Strengthen the rank-and-file movement
Yes, there were weaknesses. And one of the weaknesses is that there is a weak rank-and-file movement in the local trade unions all around the country, in the U.S. unions — there was no pushing the unions, pushing the union leadership to mobilize in support of the Bessemer Amazon workers. Most of the solidarity actions took place outside of the unions. Some local unions mobilized, but there was a lack of a rank-and-file labor left throughout the trade union movement to complement the courage and the initiative taken by the Amazon workers.
These Amazon workers were majority Black workers — they were Black workers in the South, in a place where labor has been missing as a movement. And a place where the working class was the most divided throughout the history of this country.
Massive support needed to be built by labor and the trade union movement so that the Black working class can understand that when it steps forward — in its majority, in plants, in communities throughout the country and especially throughout the South — that organizations of the working class, the trade union movements, etc., are there with them side by side by side.
And if there’s no feeling that that’s the case, then we are in trouble, comrades, in terms of the struggle against systemic racism, or national oppression as I characterize it, or colonialism as others characterize it. If not, we are in real trouble.
In the Southern Workers Assembly, our perspective has been how to build the rank-and-file infrastructure, rank-and-file anchored infrastructure in the form of workers’ assemblies that have deep roots or build deep roots in key workplaces and key industries — to unite the rank and file in workers assemblies that have community support.
We saw that this was a need as we moved to build for the February 20 actions to support the Amazon workers. And we saw this as a need as a follow up to the outcome of the vote, whichever way it went.
On April 18, we’re going to be organizing a four-part series of a workers’ school that speaks to the new industry that workers will be confronting in the 21st century, like Amazon. [The school] will be about how to prepare ourselves for a struggle that’s going to involve more and more big government protected in and by technologically advanced industries.

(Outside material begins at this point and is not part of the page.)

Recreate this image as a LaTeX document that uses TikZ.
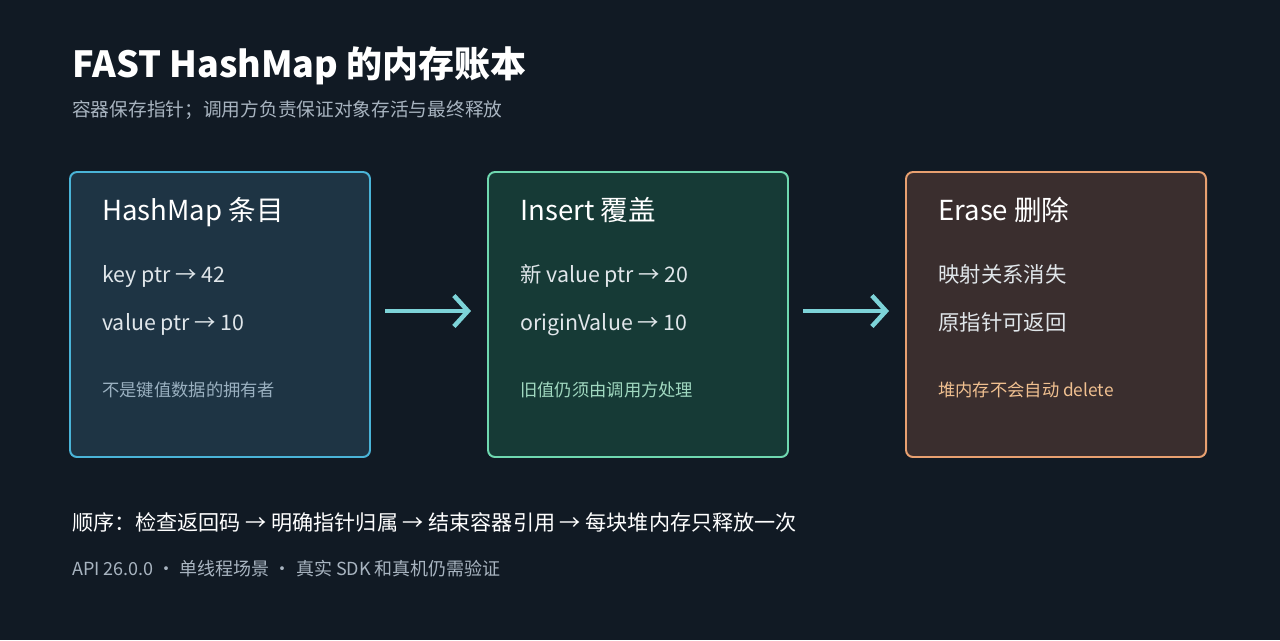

The school is going to show that, wherever workers are oppressed, they can find a way to challenge that, to disrupt corporations, to attack this power at critical places in the global economy and in the U.S. economy. We can find a way to challenge these big corporations.
But we have to go deeper into the working class and the oppressed. And we can’t just rely on the unions to be the vehicle to go deep; we’ve got to go deep so that’s the preparation for union campaigns and more.
Finally, there has to be a framework for the left to unite in order to build a mass workers’ movement — a radically oriented, politically independent, mass workers movement. This is the perspective that the Southern Workers Assembly has. And for some of us who got a couple of years under our belt, we’re trying to make sure that’s completed based on the amount of time we think we got left on this earth.
We’ve got to have a strategy, and it’s got to go beyond subjective feelings and needs. I think we can do it, and I think we have to be inspired by the initiative of the Bessemer Amazon workers, and we need to encourage them. We need to have speaking tours, bring them all around the country. Our unions and all our workers’ organizations, we need to have celebrations — celebrating their courage and their initiative and celebrating this period that they have just opened up. We can do that. Thank you, comrades.